It has taken me a while to figure out that anxiety hardly pays, though, in a sense, I believe that there is an emotional currency in it. When I become anxious, my body becomes very tense. In a way, this tension actually can give me the illusory idea that my body is more 'substantial' than it actually is, and in that sense I start to prepare for action. Sometimes, I have observed this kind of things with cats especially. If you ever see a cat that is afraid of a person or another animal, it will usually either crouch in a contracted body position, or it will try to make itself larger than it really is. The crouched position can give the cat a survival advantage by making it less visible and a little bit less vulnerable to attacks, while the larger position makes the cat more dangerous-looking.

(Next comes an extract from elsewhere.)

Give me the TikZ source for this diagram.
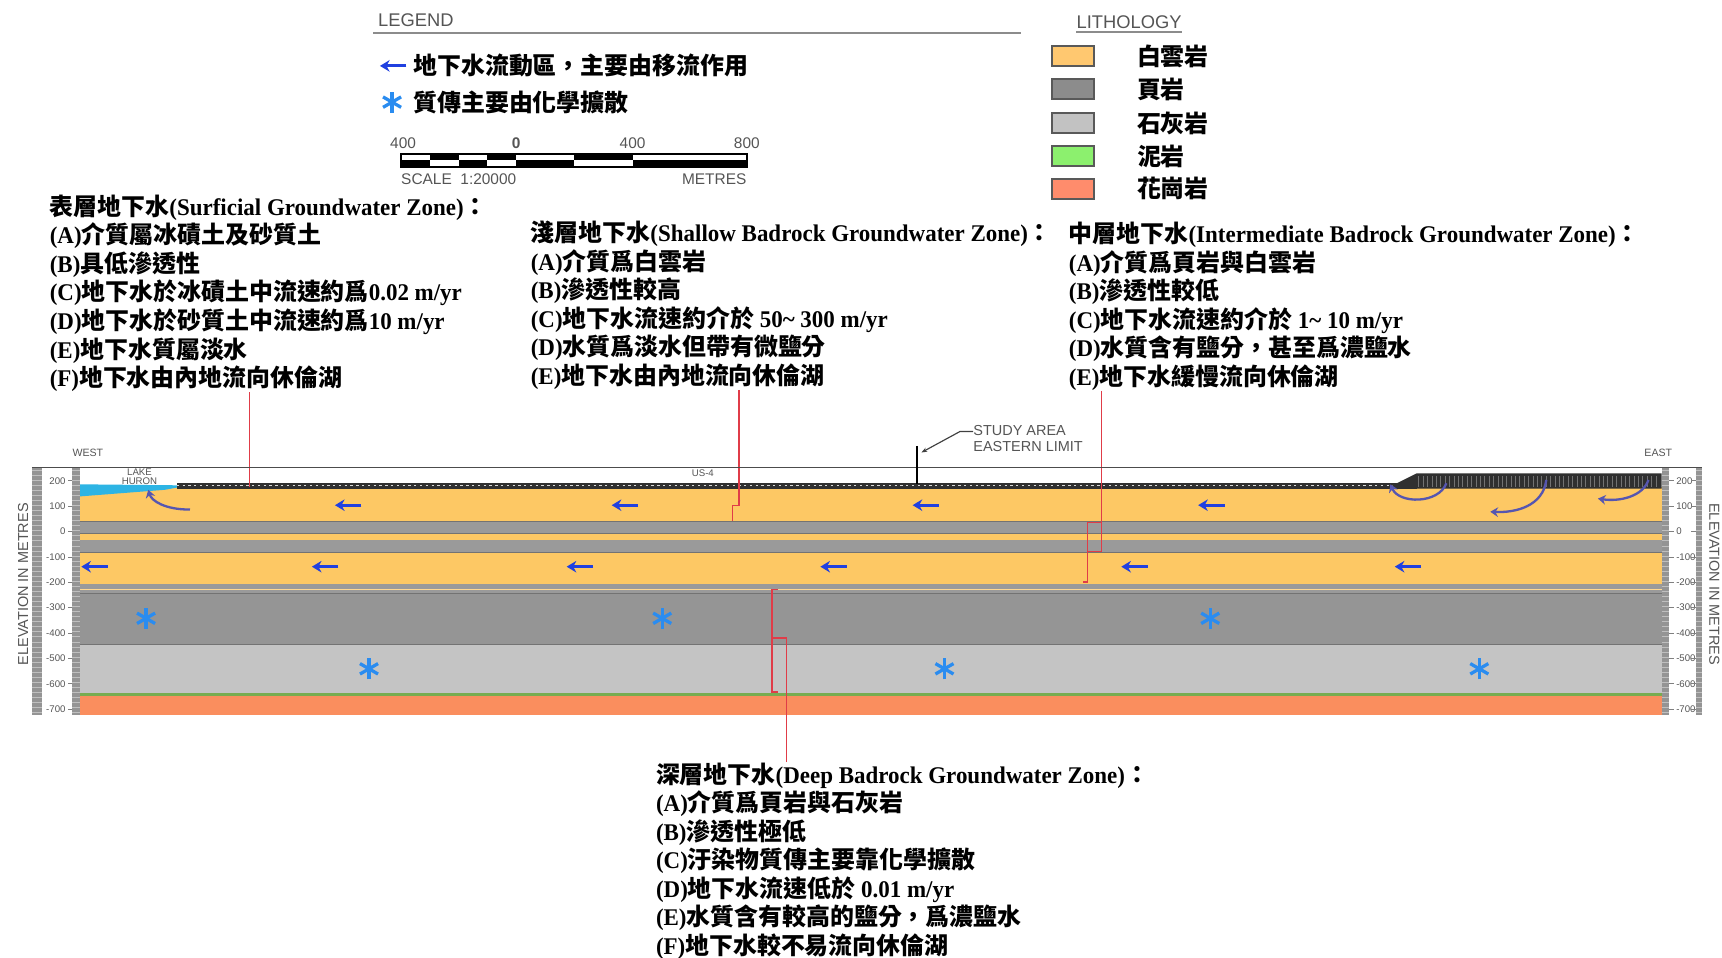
\documentclass[tikz,border=0pt]{standalone}
\usepackage{fontspec}
\usepackage{tikz}
\usetikzlibrary{positioning,arrows.meta}
\setmainfont{Liberation Serif}[FakeStretch=0.96]
\newfontfamily\cjk{Noto Sans CJK TC}
\newfontfamily\lab{Liberation Sans}
\newcommand{\zh}[1]{{\cjk #1}}
\definecolor{dolo}{HTML}{FDC864}
\definecolor{shale}{HTML}{9A9A9A}
\definecolor{dshale}{HTML}{959595}
\definecolor{lime}{HTML}{C4C4C4}
\definecolor{mud}{HTML}{78AC50}
\definecolor{granite}{HTML}{FA8E5E}
\definecolor{ldol}{HTML}{FFC870}
\definecolor{lsh}{HTML}{8C8C8C}
\definecolor{llime}{HTML}{C2C2C2}
\definecolor{lmud}{HTML}{8CF06E}
\definecolor{lgran}{HTML}{FF8C6C}
\definecolor{lake}{HTML}{2DB4E4}
\definecolor{till}{HTML}{303030}
\definecolor{flowblue}{HTML}{2040E0}
\definecolor{diffblue}{HTML}{2A8CF0}
\definecolor{swirlblue}{HTML}{5656B0}
\definecolor{leadred}{HTML}{E03C48}
\definecolor{labgray}{HTML}{555555}

\begin{document}
\begin{tikzpicture}[x=0.02cm, y=-0.02cm,
  note/.style={anchor=north west, inner sep=0pt, align=left, font=\bfseries\fontsize{12.4}{14.8}\selectfont},
  heading/.style={inner sep=0pt, text=labgray, font=\lab\fontsize{9.5}{11}\selectfont},
  axislab/.style={inner sep=0pt, text=labgray, font=\lab\fontsize{5}{6}\selectfont},
  litho/.style={draw=black!65, line width=1pt, minimum width=0.76cm, minimum height=0.36cm, inner sep=0pt},
  flow/.style={-{Stealth[length=5pt,width=6pt]}, line width=1.5pt, flowblue},
  swirl/.style={-{Stealth[length=4pt,width=5pt]}, line width=1.2pt, swirlblue},
  leadline/.style={leadred, line width=0.7pt},
  ruler/.style={fill=black!42},
  diffstar/.pic={\foreach \a in {90,30,150} \draw[diffblue, line width=1.7pt] (\a:9.5) -- ({\a+180}:9.5);}]
\useasboundingbox[fill=white] (0,0) rectangle (1568,872);

\node[heading, anchor=west] (legend) at (344,18) {LEGEND};
\draw[black!45, line width=1.2pt] (340,30) -- (930,30);
\draw[flow] (370,60) -- (346,60);
\node[note, anchor=west] (advect) at (376,60) {\zh{地下水流動區，主要由移流作用}};
\pic at (357,93) {diffstar};
\node[note, anchor=west] (diffuse) at (376,93) {\zh{質傳主要由化學擴散}};

\foreach \a/\b [count=\i] in {365/391.25,391.25/417.5,417.5/443.75,443.75/470,470/523,523/576,576/680}
  {\ifodd\i \fill (\a,146) rectangle (\b,152); \else \fill (\a,140) rectangle (\b,146); \fi}
\draw[line width=0.8pt] (365,140) rectangle (680,152);
\node[heading, font=\lab\fontsize{8}{9}\selectfont] (sc1) at (367,130) {400};
\node[heading, font=\lab\bfseries\fontsize{8}{9}\selectfont] (sc2) at (470,130) {0};
\node[heading, font=\lab\fontsize{8}{9}\selectfont] (sc3) at (576,130) {400};
\node[heading, font=\lab\fontsize{8}{9}\selectfont] (sc4) at (680,130) {800};
\node[heading, anchor=west, font=\lab\fontsize{8}{9}\selectfont] (scale) at (365,163) {SCALE\ \ 1:20000};
\node[heading, anchor=east, font=\lab\fontsize{8}{9}\selectfont] (metres) at (680,163) {METRES};

\node[heading, anchor=west] (lithology) at (980,20) {LITHOLOGY};
\draw[black!45, line width=1pt] ([yshift=-1.5pt]lithology.south west) -- ([yshift=-1.5pt]lithology.south east);
\node[litho, fill=ldol] (bdol) at (977,51) {};
\node[litho, fill=lsh] (bsh) at (977,81) {};
\node[litho, fill=llime] (blime) at (977,112) {};
\node[litho, fill=lmud] (bmud) at (977,142) {};
\node[litho, fill=lgran] (bgran) at (977,172) {};
\node[note, anchor=west] (tdol) at (1035,51) {\zh{白雲岩}};
\node[note, anchor=west] (tsh) at (1035,81) {\zh{頁岩}};
\node[note, anchor=west] (tlime) at (1035,112) {\zh{石灰岩}};
\node[note, anchor=west] (tmud) at (1035,142) {\zh{泥岩}};
\node[note, anchor=west] (tgran) at (1035,172) {\zh{花崗岩}};

\node[note] (surf) at (45,177) {\zh{表層地下水}(Surficial Groundwater Zone)\zh{：}\\
(A)\zh{介質屬冰磧土及砂質土}\\
(B)\zh{具低滲透性}\\
(C)\zh{地下水於冰磧土中流速約爲}0.02 m/yr\\
(D)\zh{地下水於砂質土中流速約爲}10 m/yr\\
(E)\zh{地下水質屬淡水}\\
(F)\zh{地下水由內地流向休倫湖}};
\node[note] (shal) at (483,201) {\zh{淺層地下水}(Shallow Badrock Groundwater Zone)\zh{：}\\
(A)\zh{介質爲白雲岩}\\
(B)\zh{滲透性較高}\\
(C)\zh{地下水流速約介於} 50\textasciitilde{} 300 m/yr\\
(D)\zh{水質爲淡水但帶有微鹽分}\\
(E)\zh{地下水由內地流向休倫湖}};
\node[note] (inter) at (973,202) {\zh{中層地下水}(Intermediate Badrock Groundwater Zone)\zh{：}\\
(A)\zh{介質爲頁岩與白雲岩}\\
(B)\zh{滲透性較低}\\
(C)\zh{地下水流速約介於} 1\textasciitilde{} 10 m/yr\\
(D)\zh{水質含有鹽分，甚至爲濃鹽水}\\
(E)\zh{地下水緩慢流向休倫湖}};
\node[note] (deep) at (597,694) {\zh{深層地下水}(Deep Badrock Groundwater Zone)\zh{：}\\
(A)\zh{介質爲頁岩與石灰岩}\\
(B)\zh{滲透性極低}\\
(C)\zh{汙染物質傳主要靠化學擴散}\\
(D)\zh{地下水流速低於} 0.01 m/yr\\
(E)\zh{水質含有較高的鹽分，爲濃鹽水}\\
(F)\zh{地下水較不易流向休倫湖}};

\foreach \t/\b/\c in {443/475/dolo,475/486/shale,486/492/dolo,492/503/shale,503/532/dolo,532/540/shale,540/587/dshale,587/631/lime,631/634/mud,634/651/granite}
  \fill[\c] (73,\t) rectangle (1513,\b);
\draw[dolo!70!white, line width=0.6pt] (73,537) -- (1513,537);
\foreach \yy in {475,486,503,540,587}
  \draw[black!55, line width=0.4pt] (73,\yy) -- (1513,\yy);
\fill[lake] (73,441) -- (172,442) -- (150,446) -- (73,452) -- cycle;
\fill[till] (161,440) rectangle (1290,445);
\draw[white!85!black, line width=0.5pt, dash pattern=on 1.2pt off 1.8pt] (161,442.5) -- (1290,442.5);
\fill[till] (1262,445) -- (1290,431) -- (1513,431) -- (1513,445) -- cycle;
\foreach \xx in {1292,1296,...,1510}
  \draw[black!55, line width=0.5pt] (\xx,433) -- (\xx,443);

\foreach \xx in {317,569,843,1103} \draw[flow] (\xx+12,460) -- (\xx-12,460);
\foreach \xx in {86,296,528,759,1033,1282} \draw[flow] (\xx+12,516) -- (\xx-12,516);
\foreach \xx in {133,603,1102} \pic at (\xx,563) {diffstar};
\foreach \xx in {336,860,1347} \pic at (\xx,609) {diffstar};
\draw[swirl] (173,464) .. controls (150,464) and (138,456) .. (135,446);
\draw[swirl] (1317,440) .. controls (1310,459) and (1274,459) .. (1266,441);
\draw[swirl] (1408,437) .. controls (1405,461) and (1380,467) .. (1357,466);
\draw[swirl] (1501,437) .. controls (1496,452) and (1475,457) .. (1455,454);

\coordinate (surfpt) at (227,443);
\coordinate (shalx) at (673,460);
\coordinate (shalpt) at (667,474);
\coordinate (interx) at (1003,502);
\coordinate (deepx) at (716,581);
\draw[leadline] (surf.south -| surfpt) -- (surfpt);
\draw[leadline] (shal.south -| shalx) -- (shalx) -- (667,460) -- (shalpt);
\draw[leadline] (inter.south -| interx) -- (interx) -- (990,502);
\draw[leadline] (1003,476) -- (990,476) -- (990,530) -- (986,530);
\draw[leadline] (deep.north -| deepx) -- (deepx) -- (703,581);
\draw[leadline] (708,537) -- (703,537) -- (703,630) -- (708,630);

\draw[black!70, line width=0.6pt] (29,426) -- (1550,426);
\foreach \xa/\xb in {29/38,66/73,1513/1520,1544/1550} {
  \fill[ruler] (\xa,426) rectangle (\xb,651);
  \foreach \yy in {428,432.6,...,651} \draw[white!75!black, line width=0.3pt] (\xa,\yy) -- (\xb,\yy);
}
\foreach \e in {200,100,0,-100,-200,-300,-400,-500,-600,-700} {
  \node[axislab, anchor=east] (lax\e) at (60,{484-0.231*\e}) {\e};
  \node[axislab, anchor=west] (rax\e) at (1526,{484-0.231*\e}) {\e};
  \draw[black!50, line width=0.4pt] (62,{484-0.231*\e}) -- (66,{484-0.231*\e});
  \draw[black!50, line width=0.4pt] (1520,{484-0.231*\e}) -- (1524,{484-0.231*\e}) (1540,{484-0.231*\e}) -- (1544,{484-0.231*\e});
}
\node[heading, rotate=90, font=\lab\fontsize{7.5}{9}\selectfont] (elevl) at (21,532) {ELEVATION IN METRES};
\node[heading, rotate=-90, font=\lab\fontsize{7.5}{9}\selectfont] (elevr) at (1561,532) {ELEVATION IN METRES};
\node[axislab, font=\lab\fontsize{5.5}{6}\selectfont] (west) at (80,412) {WEST};
\node[axislab, font=\lab\fontsize{5.5}{6}\selectfont] (east) at (1510,412) {EAST};
\node[axislab, align=center, font=\lab\fontsize{5}{4.6}\selectfont] (huron) at (127,434) {LAKE\\HURON};
\node[axislab] (us4) at (640,431) {US-4};

\node[heading, anchor=north west, align=left, font=\lab\fontsize{7.5}{8.5}\selectfont] (study) at (886,387) {STUDY AREA\\EASTERN LIMIT};
\coordinate (limit) at (839,412);
\draw[black!75, line width=0.6pt, -{Stealth[length=3pt]}] ([yshift=-3.4pt]study.north west) -- ++(-12,0) -- (limit);
\draw[line width=1.4pt] (835,406) -- (835,441);
\end{tikzpicture}
\end{document}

In both cases, one tries to give oneself a sense of having more substance with which to fly from the enemy or to perhaps attack. With anxiety, there is usually this sense of seeming more than one really is.
It is interesting how, the less I try to base my existence on this feeling of 'being something', the less I feel a need to protect the body and person I identify as myself. It is much harder to do this, because one feels a lot more vulnerable. But there is not that much survival value to anxiety. For instance, trying to 'make myself big or small' in front of my boss just isn't going to do anything! Yet my body seems primed to do something when faced with even the anger or criticism of someone else.
I think one thing to keep in mind with anxiety is that very little in life is a life or death situation. One often imagines that it is, but the anxiety is just based on an illusory desire for a protected, more substantial feeling of the self as an integrated whole, ready for fight or flight. The funny thing is that the mind doesn't change with the changing moods or body position, but because one is so attached to the body or moods, it seems like one 'is' one's body when anxious. I think that in a funny sense, there is a craving hidden in anxiety, which perpetuates it. Although nobody truly wants to be anxious, the feeling of tensing up the body seems more bearable than a feeling of being otherwise exposed to some perceived danger. In a similar sense, I wonder if the 'sense of self' is not simply a holdover from our animal existence in the scale of evolution, when 'crouching low' and 'looking big' were associated with enhanced protection against predators. Just as I try to hide myself in isolation or try to look bigger than I am, so the twin poles of self-deprecation and self-aggrandizement serve to protect my body against perceived threats. Could one's 'self' have potentially evolved from these basic understandings of the body's relation to the world?
I am not so sure if this theory is correct, but I am often curious to know what is the biological explanation or account for how the sense of self arises. Also, does this sense of how the self arises in nature perhaps help a person to let go of its illusory hold over the human psyche?